The State of Washington will be conducting a full-scale analysis of the feasibility of converting city, county, state, and public transit vehicles to electric vehicles. The bill, ESHB 1160, passed the Senate and House in April, and Governor Jay Inslee signed it today.
The bill is a response to a 2018 analysis by the non-profit Coltura that found that state and local governments are in violation of Washington’s existing fleet electrification law, RCW 43.19.648, which already requires Washington state stop buying new gasoline vehicles “to the extent practicable. Coltura's mission is to accelerate the switch from gasoline vehicles to zero-emission alternatives.
The bill directs $450,000 toward the creation of a detailed analysis of how Washington’s state, county, city, and public transit agencies can cease buying new gasoline and diesel vehicles by as early as 2025.
The existing electrification law is difficult to follow because of lack of funding, said Matthew Metz, Coltura co-executive director. The study hopes to address the “how” of converting to electric vehicles. He emphasizes that there are financing mechanisms out there, including a green energy fund being developed by the state.
The existing law also does not include details about enforcement, which is one reason public entities have not complied.

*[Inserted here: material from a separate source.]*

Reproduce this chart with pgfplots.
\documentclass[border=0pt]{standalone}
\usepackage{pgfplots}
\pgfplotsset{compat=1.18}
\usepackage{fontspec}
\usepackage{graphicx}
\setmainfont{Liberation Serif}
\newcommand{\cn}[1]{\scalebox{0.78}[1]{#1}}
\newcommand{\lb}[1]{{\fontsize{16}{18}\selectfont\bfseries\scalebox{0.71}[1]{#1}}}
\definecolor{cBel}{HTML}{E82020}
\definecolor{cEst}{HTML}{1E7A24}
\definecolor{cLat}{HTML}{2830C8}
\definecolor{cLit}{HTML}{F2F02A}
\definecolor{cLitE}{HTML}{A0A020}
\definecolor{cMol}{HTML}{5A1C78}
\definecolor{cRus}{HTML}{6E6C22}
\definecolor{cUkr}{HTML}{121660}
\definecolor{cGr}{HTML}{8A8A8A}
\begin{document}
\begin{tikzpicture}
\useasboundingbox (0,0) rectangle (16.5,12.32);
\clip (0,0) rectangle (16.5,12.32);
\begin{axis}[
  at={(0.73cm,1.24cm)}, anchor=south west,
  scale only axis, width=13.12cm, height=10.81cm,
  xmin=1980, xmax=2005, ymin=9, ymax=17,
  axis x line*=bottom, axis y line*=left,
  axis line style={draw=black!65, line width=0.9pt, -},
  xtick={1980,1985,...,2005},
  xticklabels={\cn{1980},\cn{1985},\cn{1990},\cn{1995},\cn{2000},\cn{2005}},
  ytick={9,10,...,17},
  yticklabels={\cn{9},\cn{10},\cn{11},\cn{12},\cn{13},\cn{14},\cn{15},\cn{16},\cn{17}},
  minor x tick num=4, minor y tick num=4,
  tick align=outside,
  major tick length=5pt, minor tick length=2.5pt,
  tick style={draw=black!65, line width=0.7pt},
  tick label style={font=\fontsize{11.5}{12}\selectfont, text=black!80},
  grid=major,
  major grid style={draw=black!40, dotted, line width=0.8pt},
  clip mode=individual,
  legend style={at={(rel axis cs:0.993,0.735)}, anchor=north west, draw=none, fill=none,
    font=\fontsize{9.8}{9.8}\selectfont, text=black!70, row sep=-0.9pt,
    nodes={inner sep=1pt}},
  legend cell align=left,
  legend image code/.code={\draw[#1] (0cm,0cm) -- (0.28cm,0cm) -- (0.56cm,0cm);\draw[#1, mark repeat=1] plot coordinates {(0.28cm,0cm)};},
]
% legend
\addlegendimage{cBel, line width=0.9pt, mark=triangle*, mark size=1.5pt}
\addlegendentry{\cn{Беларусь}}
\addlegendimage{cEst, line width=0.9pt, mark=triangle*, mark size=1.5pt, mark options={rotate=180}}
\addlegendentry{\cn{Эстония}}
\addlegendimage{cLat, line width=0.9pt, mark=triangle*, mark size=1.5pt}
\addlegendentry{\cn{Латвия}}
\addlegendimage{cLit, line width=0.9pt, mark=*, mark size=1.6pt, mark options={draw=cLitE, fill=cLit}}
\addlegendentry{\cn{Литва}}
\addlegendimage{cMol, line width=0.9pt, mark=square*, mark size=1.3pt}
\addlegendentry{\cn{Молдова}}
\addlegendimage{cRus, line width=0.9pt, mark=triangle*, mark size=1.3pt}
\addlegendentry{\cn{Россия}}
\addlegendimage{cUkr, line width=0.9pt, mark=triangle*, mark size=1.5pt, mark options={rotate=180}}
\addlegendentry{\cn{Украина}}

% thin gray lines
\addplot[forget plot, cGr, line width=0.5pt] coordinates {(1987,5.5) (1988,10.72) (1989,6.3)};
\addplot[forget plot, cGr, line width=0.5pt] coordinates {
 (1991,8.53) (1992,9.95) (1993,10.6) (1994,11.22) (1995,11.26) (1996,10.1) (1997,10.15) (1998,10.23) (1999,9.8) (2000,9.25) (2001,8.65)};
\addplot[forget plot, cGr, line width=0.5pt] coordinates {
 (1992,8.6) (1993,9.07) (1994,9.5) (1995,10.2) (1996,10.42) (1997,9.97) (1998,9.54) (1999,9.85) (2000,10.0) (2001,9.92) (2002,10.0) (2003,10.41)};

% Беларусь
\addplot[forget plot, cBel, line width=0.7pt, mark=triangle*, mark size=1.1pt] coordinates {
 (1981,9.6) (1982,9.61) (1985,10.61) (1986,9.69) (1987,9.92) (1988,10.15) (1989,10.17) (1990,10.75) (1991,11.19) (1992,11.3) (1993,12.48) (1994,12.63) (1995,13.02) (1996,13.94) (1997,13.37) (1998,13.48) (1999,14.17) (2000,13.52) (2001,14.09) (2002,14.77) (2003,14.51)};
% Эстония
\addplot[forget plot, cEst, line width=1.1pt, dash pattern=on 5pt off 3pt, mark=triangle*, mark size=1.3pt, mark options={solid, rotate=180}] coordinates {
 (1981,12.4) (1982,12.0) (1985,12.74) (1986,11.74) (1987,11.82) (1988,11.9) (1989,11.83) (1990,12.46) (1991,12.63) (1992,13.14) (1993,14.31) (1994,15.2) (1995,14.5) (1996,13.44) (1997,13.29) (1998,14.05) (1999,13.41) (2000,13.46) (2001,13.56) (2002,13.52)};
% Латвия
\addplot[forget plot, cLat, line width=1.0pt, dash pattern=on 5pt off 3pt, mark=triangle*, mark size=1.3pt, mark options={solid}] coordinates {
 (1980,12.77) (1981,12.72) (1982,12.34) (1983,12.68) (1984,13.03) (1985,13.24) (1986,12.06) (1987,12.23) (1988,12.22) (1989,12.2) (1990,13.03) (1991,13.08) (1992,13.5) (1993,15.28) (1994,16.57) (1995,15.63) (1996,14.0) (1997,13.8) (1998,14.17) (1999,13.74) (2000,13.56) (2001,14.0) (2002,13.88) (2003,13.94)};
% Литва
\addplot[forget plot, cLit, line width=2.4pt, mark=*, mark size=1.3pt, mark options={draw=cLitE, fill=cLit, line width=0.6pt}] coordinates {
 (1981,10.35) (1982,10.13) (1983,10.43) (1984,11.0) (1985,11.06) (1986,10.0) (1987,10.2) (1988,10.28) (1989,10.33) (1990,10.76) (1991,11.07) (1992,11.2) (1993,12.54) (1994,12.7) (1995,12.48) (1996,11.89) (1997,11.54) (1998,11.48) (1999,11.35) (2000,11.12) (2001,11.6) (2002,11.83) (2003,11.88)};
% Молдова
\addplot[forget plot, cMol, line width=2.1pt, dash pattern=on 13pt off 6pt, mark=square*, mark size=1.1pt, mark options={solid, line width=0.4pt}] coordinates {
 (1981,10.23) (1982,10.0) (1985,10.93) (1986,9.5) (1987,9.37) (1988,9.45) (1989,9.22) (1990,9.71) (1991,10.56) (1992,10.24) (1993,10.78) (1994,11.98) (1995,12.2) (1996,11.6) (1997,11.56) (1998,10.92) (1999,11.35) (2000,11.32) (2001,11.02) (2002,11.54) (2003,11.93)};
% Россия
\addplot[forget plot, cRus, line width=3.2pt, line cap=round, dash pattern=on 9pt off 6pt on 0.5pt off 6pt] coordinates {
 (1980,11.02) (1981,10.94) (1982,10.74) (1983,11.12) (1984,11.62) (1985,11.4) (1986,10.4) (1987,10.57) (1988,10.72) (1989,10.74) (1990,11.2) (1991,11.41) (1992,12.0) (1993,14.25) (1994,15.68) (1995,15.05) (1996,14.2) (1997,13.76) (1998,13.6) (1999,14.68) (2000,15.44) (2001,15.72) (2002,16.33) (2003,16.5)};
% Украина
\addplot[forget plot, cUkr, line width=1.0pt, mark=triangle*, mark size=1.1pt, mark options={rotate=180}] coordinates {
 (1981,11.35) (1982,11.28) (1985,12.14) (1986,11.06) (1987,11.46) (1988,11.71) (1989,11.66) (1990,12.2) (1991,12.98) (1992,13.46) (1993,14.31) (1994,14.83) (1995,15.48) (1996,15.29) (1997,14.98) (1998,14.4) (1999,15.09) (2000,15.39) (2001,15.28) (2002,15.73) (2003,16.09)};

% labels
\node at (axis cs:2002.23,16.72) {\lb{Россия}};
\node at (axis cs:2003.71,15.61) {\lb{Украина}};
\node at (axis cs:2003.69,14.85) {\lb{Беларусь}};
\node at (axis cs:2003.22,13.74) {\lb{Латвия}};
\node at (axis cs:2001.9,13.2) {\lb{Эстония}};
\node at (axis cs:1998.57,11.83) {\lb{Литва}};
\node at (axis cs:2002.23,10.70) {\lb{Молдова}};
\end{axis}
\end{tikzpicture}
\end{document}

The study will include the projected costs for public fleets in Washington to achieve substantial conversion to electric fleets by 2025, 2030, and 2035, as well as analysis of the financing mechanisms available to public agencies to transition to EVs. It will be completed by Sept. 30, 2020.

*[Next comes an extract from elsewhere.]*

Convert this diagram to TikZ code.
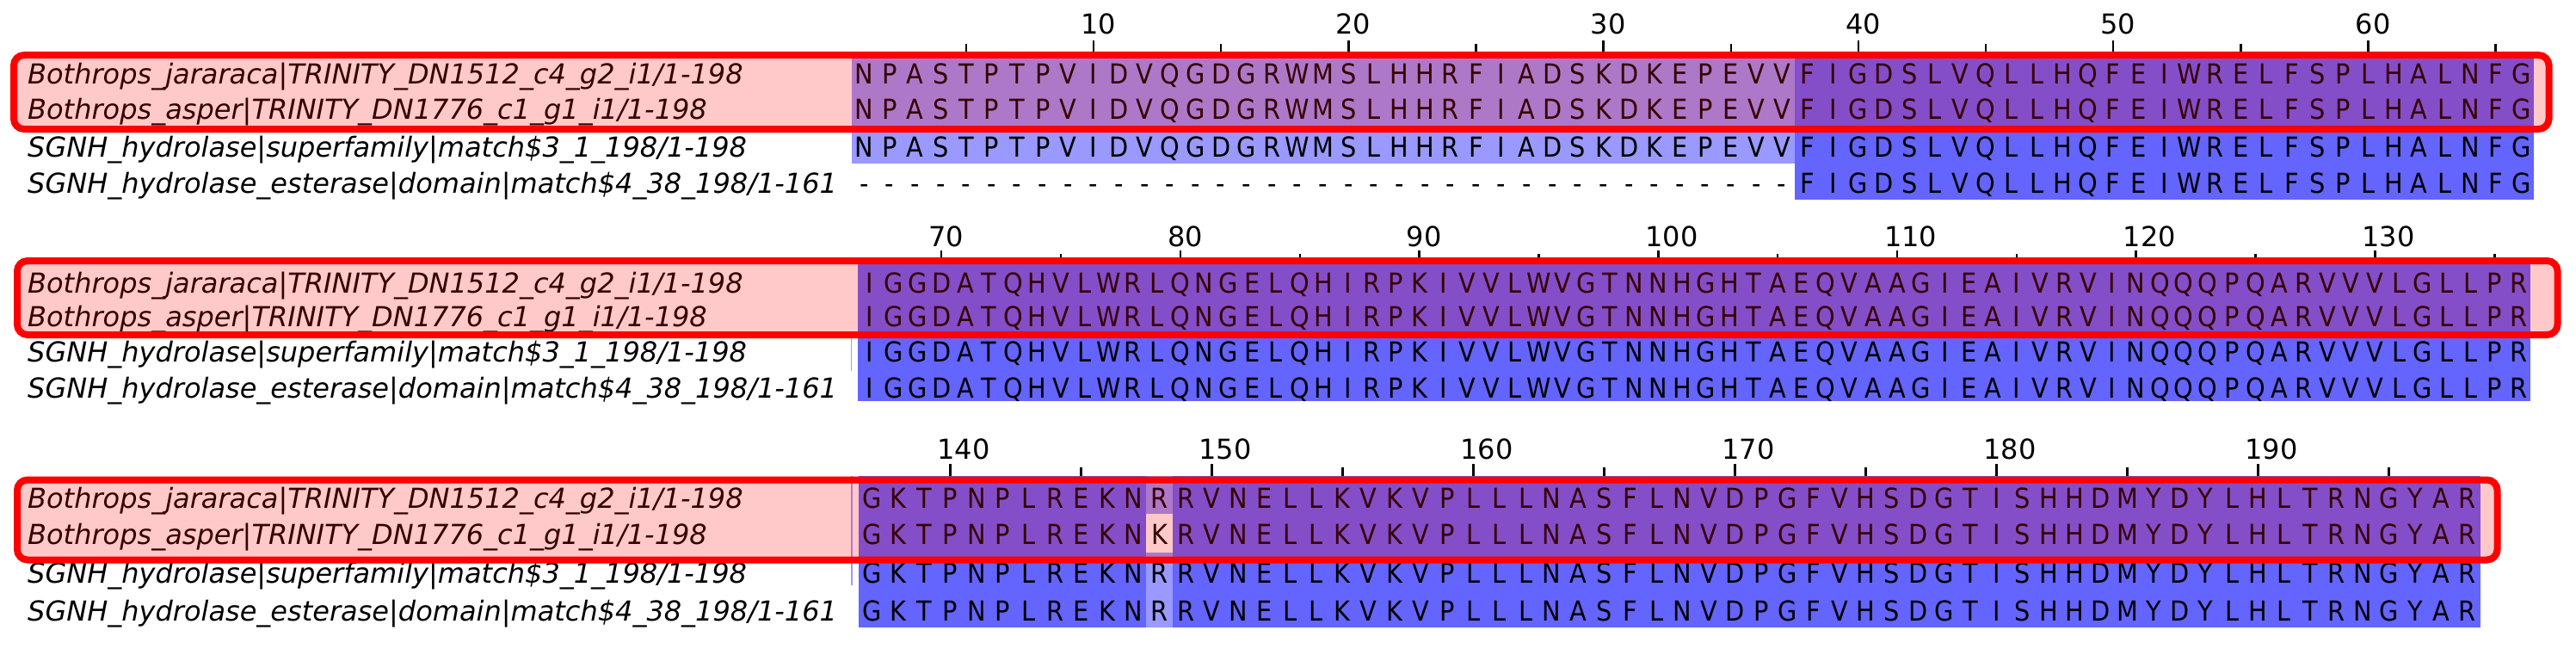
\documentclass[tikz,border=0pt]{standalone}
\usepackage{fontspec}
\usepackage{graphicx}
\setmainfont{DejaVu Sans}
\definecolor{pidHi}{HTML}{6464FF}
\definecolor{pidMid}{HTML}{9999FF}
\newcount\cidx
\makeatletter
\def\seqrow#1#2#3#4{\def\sq@x{#1}\def\sq@w{#2}\def\sq@y{#3}\cidx=0 \sq@loop#4\relax}
\def\sq@loop#1{%
  \ifx#1\relax\else
    \node[seqch] at ({\sq@x+(\the\cidx+0.5)*\sq@w},\sq@y) {\scalebox{0.9}[1]{#1}};%
    \advance\cidx by 1
    \expandafter\sq@loop
  \fi}
\makeatother
\tikzset{
  seqch/.style={anchor=base, inner sep=0pt, font=\fontsize{32}{38}\selectfont},
  lab/.style={anchor=base west, inner sep=0pt, font=\fontsize{32}{38}\selectfont\itshape},
  num/.style={anchor=base west, inner sep=0pt, font=\fontsize{32}{38}\selectfont},
  tickmark/.style={line width=2.5pt, black},
  selbox/.style={draw=red, line width=8pt, fill=red, fill opacity=0.21, draw opacity=1, rounded corners=12pt},
}
\newcommand{\labA}{Bothrops\_jararaca|TRINITY\_DN1512\_c4\_g2\_i1/1-198}
\newcommand{\labB}{Bothrops\_asper|TRINITY\_DN1776\_c1\_g1\_i1/1-198}
\newcommand{\labC}{SGNH\_hydrolase|superfamily|match\$3\_1\_198/1-198}
\newcommand{\labD}{SGNH\_hydrolase\_esterase|domain|match\$4\_38\_198/1-161}
\begin{document}
\begin{tikzpicture}[x=1pt,y=-1pt]
\fill[white] (0,0) rectangle (2994,760);
\useasboundingbox (0,0) rectangle (2994,760);

% ---------------- Block 1 (1-66) ----------------
\fill[pidMid] (989.5,63) rectangle (2085.8,190);
\fill[pidHi] (2085.8,63) rectangle (2945,232);
\foreach \n in {10,20,...,60} {
  \draw[tickmark] ({989.5+(\n-0.5)*29.63},47) -- ++(0,16);
  \node[num] at ({989.5+(\n-0.5)*29.63-15},40) {\n};
}
\foreach \n in {5,15,...,65} \draw[tickmark] ({989.5+(\n-0.5)*29.63},51) -- ++(0,12);
\node[lab] (b1a) at (32,97.5) {\labA};
\node[lab] (b1b) at (32,138.5) {\labB};
\node[lab] (b1c) at (32,182.5) {\labC};
\node[lab] (b1d) at (32,224.5) {\labD};
\seqrow{989.5}{29.63}{97.5}{NPASTPTPVIDVQGDGRWMSLHHRFIADSKDKEPEVVFIGDSLVQLLHQFEIWRELFSPLHALNFG}
\seqrow{989.5}{29.63}{138.5}{NPASTPTPVIDVQGDGRWMSLHHRFIADSKDKEPEVVFIGDSLVQLLHQFEIWRELFSPLHALNFG}
\seqrow{989.5}{29.63}{182.5}{NPASTPTPVIDVQGDGRWMSLHHRFIADSKDKEPEVVFIGDSLVQLLHQFEIWRELFSPLHALNFG}
\seqrow{989.5}{29.63}{224.5}{-------------------------------------FIGDSLVQLLHQFEIWRELFSPLHALNFG}
\path[selbox] (16,64) rectangle (2962.5,150);

% ---------------- Block 2 (67-136) ----------------
\fill[pidHi] (997,305) rectangle (2941,466);
\draw[pidMid, line width=1pt] (989.5,388) -- (989.5,431);
\foreach \n in {70,80,...,130} {
  \draw[tickmark] ({997+(\n-66.5)*27.77},291) -- ++(0,14);
  \node[num] at ({997+(\n-66.5)*27.77-15},286) {\n};
}
\foreach \n in {75,85,...,135} \draw[tickmark] ({997+(\n-66.5)*27.77},295) -- ++(0,10);
\node[lab] (b2a) at (32,340) {\labA};
\node[lab] (b2b) at (32,379) {\labB};
\node[lab] (b2c) at (32,420) {\labC};
\node[lab] (b2d) at (32,462) {\labD};
\seqrow{997}{27.77}{340}{IGGDATQHVLWRLQNGELQHIRPKIVVLWVGTNNHGHTAEQVAAGIEAIVRVINQQQPQARVVVLGLLPR}
\seqrow{997}{27.77}{379}{IGGDATQHVLWRLQNGELQHIRPKIVVLWVGTNNHGHTAEQVAAGIEAIVRVINQQQPQARVVVLGLLPR}
\seqrow{997}{27.77}{420}{IGGDATQHVLWRLQNGELQHIRPKIVVLWVGTNNHGHTAEQVAAGIEAIVRVINQQQPQARVVVLGLLPR}
\seqrow{997}{27.77}{462}{IGGDATQHVLWRLQNGELQHIRPKIVVLWVGTNNHGHTAEQVAAGIEAIVRVINQQQPQARVVVLGLLPR}
\path[selbox] (20,303) rectangle (2972.5,389);

% ---------------- Block 3 (137-198) ----------------
\fill[pidHi] (998,553) rectangle (2882.8,729);
\fill[pidMid] (1332.4,553) rectangle (1362.8,597);
\fill[white] (1332.4,597) rectangle (1362.8,642);
\fill[pidMid] (1332.4,642) rectangle (1362.8,729);
\draw[pidMid, line width=1.5pt] (990,553) -- (990,680);
\foreach \n in {140,150,...,190} {
  \draw[tickmark] ({998+(\n-136.5)*30.4},539) -- ++(0,14);
  \node[num] at ({998+(\n-136.5)*30.4-15},533) {\n};
}
\foreach \n in {145,155,...,195} \draw[tickmark] ({998+(\n-136.5)*30.4},543) -- ++(0,10);
\node[lab] (b3a) at (32,590) {\labA};
\node[lab] (b3b) at (32,632) {\labB};
\node[lab] (b3c) at (32,677) {\labC};
\node[lab] (b3d) at (32,721) {\labD};
\seqrow{998}{30.4}{590}{GKTPNPLREKNRRVNELLKVKVPLLLNASFLNVDPGFVHSDGTISHHDMYDYLHLTRNGYAR}
\seqrow{998}{30.4}{632}{GKTPNPLREKNKRVNELLKVKVPLLLNASFLNVDPGFVHSDGTISHHDMYDYLHLTRNGYAR}
\seqrow{998}{30.4}{677}{GKTPNPLREKNRRVNELLKVKVPLLLNASFLNVDPGFVHSDGTISHHDMYDYLHLTRNGYAR}
\seqrow{998}{30.4}{721}{GKTPNPLREKNRRVNELLKVKVPLLLNASFLNVDPGFVHSDGTISHHDMYDYLHLTRNGYAR}
\path[selbox] (20,557.5) rectangle (2902.5,650.5);
\end{tikzpicture}
\end{document}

The lead sponsor of the bill, Rep. Jake Fey, said the bill “will benefit taxpayers and the environment by charting the path to electric vehicles becoming widespread in government.”
Coltura is conducting a follow-up to its 2018 study, and Metz said the data he has so far shows the City of Seattle continues to be the leader in fleet electrification in the state. More than one-third of the city’s passenger fleet is electric, and about 7% of its vehicles are electric.
“In general, the attitude on climate-related things are really picking up. Yesterday there was a big rally. We got a lot done in the legislature this year. In the same bill, there is a little bit of financing to make charging easier,” Metz said. “There is definitely a lot of momentum right now in the state to act on climate.”